WHAT IS REQUIRED: Print word for word the first line of the listing below and every line after it, through the line with "const yTicks = [-1.5, -1, -0.5, 0, 0.5, 1, 1.5];". Leave out the pictures and the rest.

===

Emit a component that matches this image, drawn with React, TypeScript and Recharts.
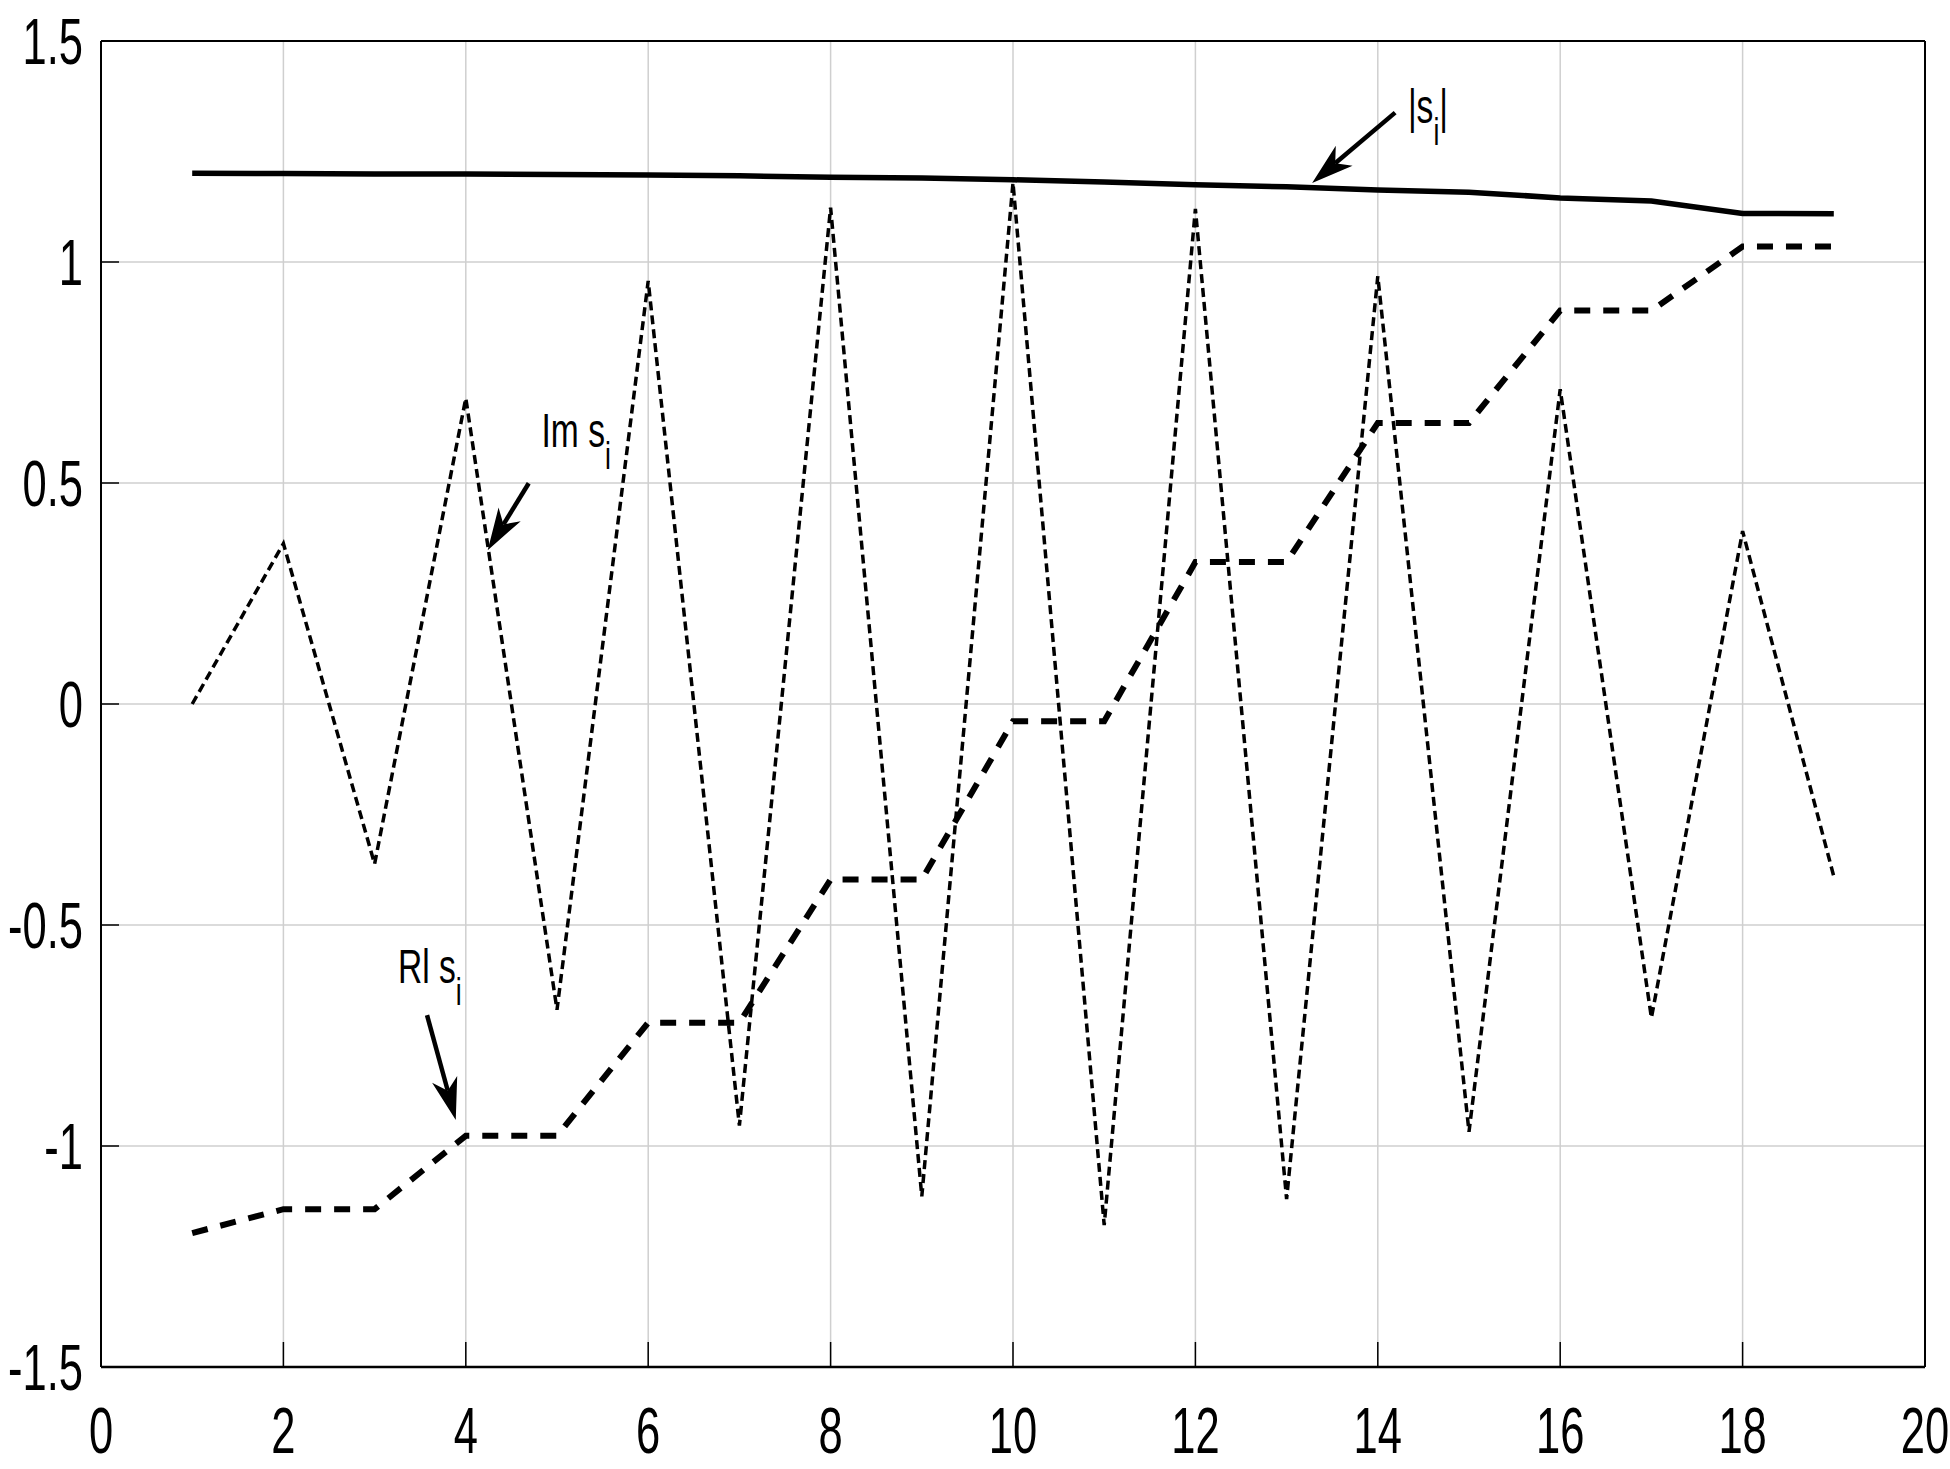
import {
  LineChart,
  Line,
  XAxis,
  YAxis,
  CartesianGrid,
  ReferenceLine,
  ReferenceDot,
} from "recharts";

const steps = [1, 2, 3, 4, 5, 6, 7, 8, 9, 10, 11, 12, 13, 14, 15, 16, 17, 18, 19];

const absS = [
  1.201, 1.2, 1.199, 1.199, 1.198, 1.197, 1.195, 1.192, 1.19, 1.186, 1.181,
  1.175, 1.17, 1.163, 1.158, 1.145, 1.138, 1.11, 1.109,
];

const imS = [
  0, 0.363, -0.362, 0.692, -0.692, 0.957, -0.954, 1.123, -1.114, 1.179,
  -1.179, 1.12, -1.12, 0.968, -0.968, 0.712, -0.71, 0.391, -0.39,
];

const rlS = [
  -1.197, -1.143, -1.143, -0.977, -0.977, -0.721, -0.721, -0.397, -0.397,
  -0.039, -0.039, 0.321, 0.321, 0.636, 0.636, 0.89, 0.89, 1.035, 1.035,
];

const xTicks = [0, 2, 4, 6, 8, 10, 12, 14, 16, 18, 20];
const yTicks = [-1.5, -1, -0.5, 0, 0.5, 1, 1.5];

// annotation arrows: from (start) to (tip), in data units
const arrows = [
  { from: { x: 14.19, y: 1.338 }, to: { x: 13.28, y: 1.179 } },
  { from: { x: 4.69, y: 0.4995 }, to: { x: 4.24, y: 0.348 } },
  { from: { x: 3.575, y: -0.704 }, to: { x: 3.89, y: -0.941 } },
];

const data = steps.map((x, i) => ({
  x,
  abs: absS[i],
  im: imS[i],
  rl: rlS[i],
}));

const FONT = "'Liberation Sans', Arial, sans-serif";
const SQUEEZE = 0.68;

const XTick = (props: any) => {
  const { x, y, payload } = props;
  return (
    <g transform={`translate(${x},${y + 46}) scale(${SQUEEZE},1)`}>
      <text textAnchor="middle" fontFamily={FONT} fontSize={64} fill="#000">
        {payload.value}
      </text>
    </g>
  );
};

const YTick = (props: any) => {
  const { x, y, payload } = props;
  return (
    <g transform={`translate(${x},${y + 23}) scale(${SQUEEZE},1)`}>
      <text textAnchor="end" fontFamily={FONT} fontSize={64} fill="#000">
        {payload.value}
      </text>
    </g>
  );
};

const Arrow = (props: any) => {
  const { x1, y1, x2, y2 } = props;
  const dx = x2 - x1;
  const dy = y2 - y1;
  const len = Math.sqrt(dx * dx + dy * dy);
  const ux = dx / len;
  const uy = dy / len;
  const head = 42;
  const half = 13;
  const bx = x2 - ux * head;
  const by = y2 - uy * head;
  const nx = x2 - ux * head * 0.72;
  const ny = y2 - uy * head * 0.72;
  const pts = [
    `${x2},${y2}`,
    `${bx - uy * half},${by + ux * half}`,
    `${nx},${ny}`,
    `${bx + uy * half},${by - ux * half}`,
  ].join(" ");
  return (
    <g>
      <line x1={x1} y1={y1} x2={nx} y2={ny} stroke="#000" strokeWidth={4.5} />
      <polygon points={pts} fill="#000" />
    </g>
  );
};

const label = (main: string, close?: string) => (props: any) => {
  const { cx, cy } = props;
  return (
    <g transform={`translate(${cx},${cy}) scale(0.7,1)`}>
      <text fontFamily={FONT} fontSize={48} fill="#000">
        {main}
        <tspan fontSize={38} dy={22}>
          i
        </tspan>
        {close ? <tspan fontSize={48} dy={-22}>{close}</tspan> : null}
      </text>
    </g>
  );
};

export default function App() {
  return (
    <div
      style={{
        position: "absolute",
        left: 0,
        top: 0,
        width: 1950,
        height: 1469,
        background: "#fff",
      }}
    >
      <LineChart
        width={1950}
        height={1469}
        data={data}
        margin={{ top: 0, right: 0, bottom: 0, left: 0 }}
      >
        <CartesianGrid stroke="#cfcfcf" strokeWidth={1.5} />
        <XAxis
          dataKey="x"
          type="number"
          domain={[0, 20]}
          ticks={xTicks}
          height={102}
          tickSize={-25}
          tickMargin={65}
          tick={<XTick />}
          axisLine={{ stroke: "#000", strokeWidth: 2.5 }}
          tickLine={{ stroke: "#000", strokeWidth: 1.5 }}
          allowDataOverflow
        />
        <XAxis
          xAxisId="top"
          orientation="top"
          dataKey="x"
          type="number"
          domain={[0, 20]}
          ticks={xTicks}
          height={41}
          tickSize={-25}
          tick={false}
          axisLine={{ stroke: "#000", strokeWidth: 2 }}
          tickLine={{ stroke: "#000", strokeWidth: 1.5 }}
        />
        <YAxis
          type="number"
          domain={[-1.5, 1.5]}
          ticks={yTicks}
          width={101}
          tickSize={-18}
          tickMargin={36}
          tick={<YTick />}
          axisLine={{ stroke: "#000", strokeWidth: 2 }}
          tickLine={{ stroke: "#000", strokeWidth: 1.5 }}
          allowDataOverflow
        />
        <YAxis
          yAxisId="right"
          orientation="right"
          type="number"
          domain={[-1.5, 1.5]}
          ticks={yTicks}
          width={25}
          tickSize={-17}
          tick={false}
          axisLine={{ stroke: "#000", strokeWidth: 2 }}
          tickLine={{ stroke: "#000", strokeWidth: 1.5 }}
        />
        <Line
          type="linear"
          dataKey="im"
          stroke="#000"
          strokeWidth={3.5}
          strokeDasharray="9 5"
          dot={false}
          isAnimationActive={false}
        />
        <Line
          type="linear"
          dataKey="rl"
          stroke="#000"
          strokeWidth={6}
          strokeDasharray="16 13"
          dot={false}
          isAnimationActive={false}
        />
        <Line
          type="linear"
          dataKey="abs"
          stroke="#000"
          strokeWidth={5.5}
          dot={false}
          isAnimationActive={false}
        />
        {arrows.map((a, i) => (
          <ReferenceLine
            key={i}
            segment={[a.from, a.to]}
            shape={(p: any) => <Arrow {...p} />}
          />
        ))}
        <ReferenceDot x={14.33} y={1.314} r={0} shape={label("|s", "|")} />
        <ReferenceDot x={4.83} y={0.582} r={0} shape={label("Im s")} />
        <ReferenceDot x={3.256} y={-0.631} r={0} shape={label("Rl s")} />
      </LineChart>
    </div>
  );
}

===

COMPLETED TASK:
Emit a component that matches this image, drawn with React, TypeScript and Recharts.
import {
  LineChart,
  Line,
  XAxis,
  YAxis,
  CartesianGrid,
  ReferenceLine,
  ReferenceDot,
} from "recharts";

const steps = [1, 2, 3, 4, 5, 6, 7, 8, 9, 10, 11, 12, 13, 14, 15, 16, 17, 18, 19];

const absS = [
  1.201, 1.2, 1.199, 1.199, 1.198, 1.197, 1.195, 1.192, 1.19, 1.186, 1.181,
  1.175, 1.17, 1.163, 1.158, 1.145, 1.138, 1.11, 1.109,
];

const imS = [
  0, 0.363, -0.362, 0.692, -0.692, 0.957, -0.954, 1.123, -1.114, 1.179,
  -1.179, 1.12, -1.12, 0.968, -0.968, 0.712, -0.71, 0.391, -0.39,
];

const rlS = [
  -1.197, -1.143, -1.143, -0.977, -0.977, -0.721, -0.721, -0.397, -0.397,
  -0.039, -0.039, 0.321, 0.321, 0.636, 0.636, 0.89, 0.89, 1.035, 1.035,
];

const xTicks = [0, 2, 4, 6, 8, 10, 12, 14, 16, 18, 20];
const yTicks = [-1.5, -1, -0.5, 0, 0.5, 1, 1.5];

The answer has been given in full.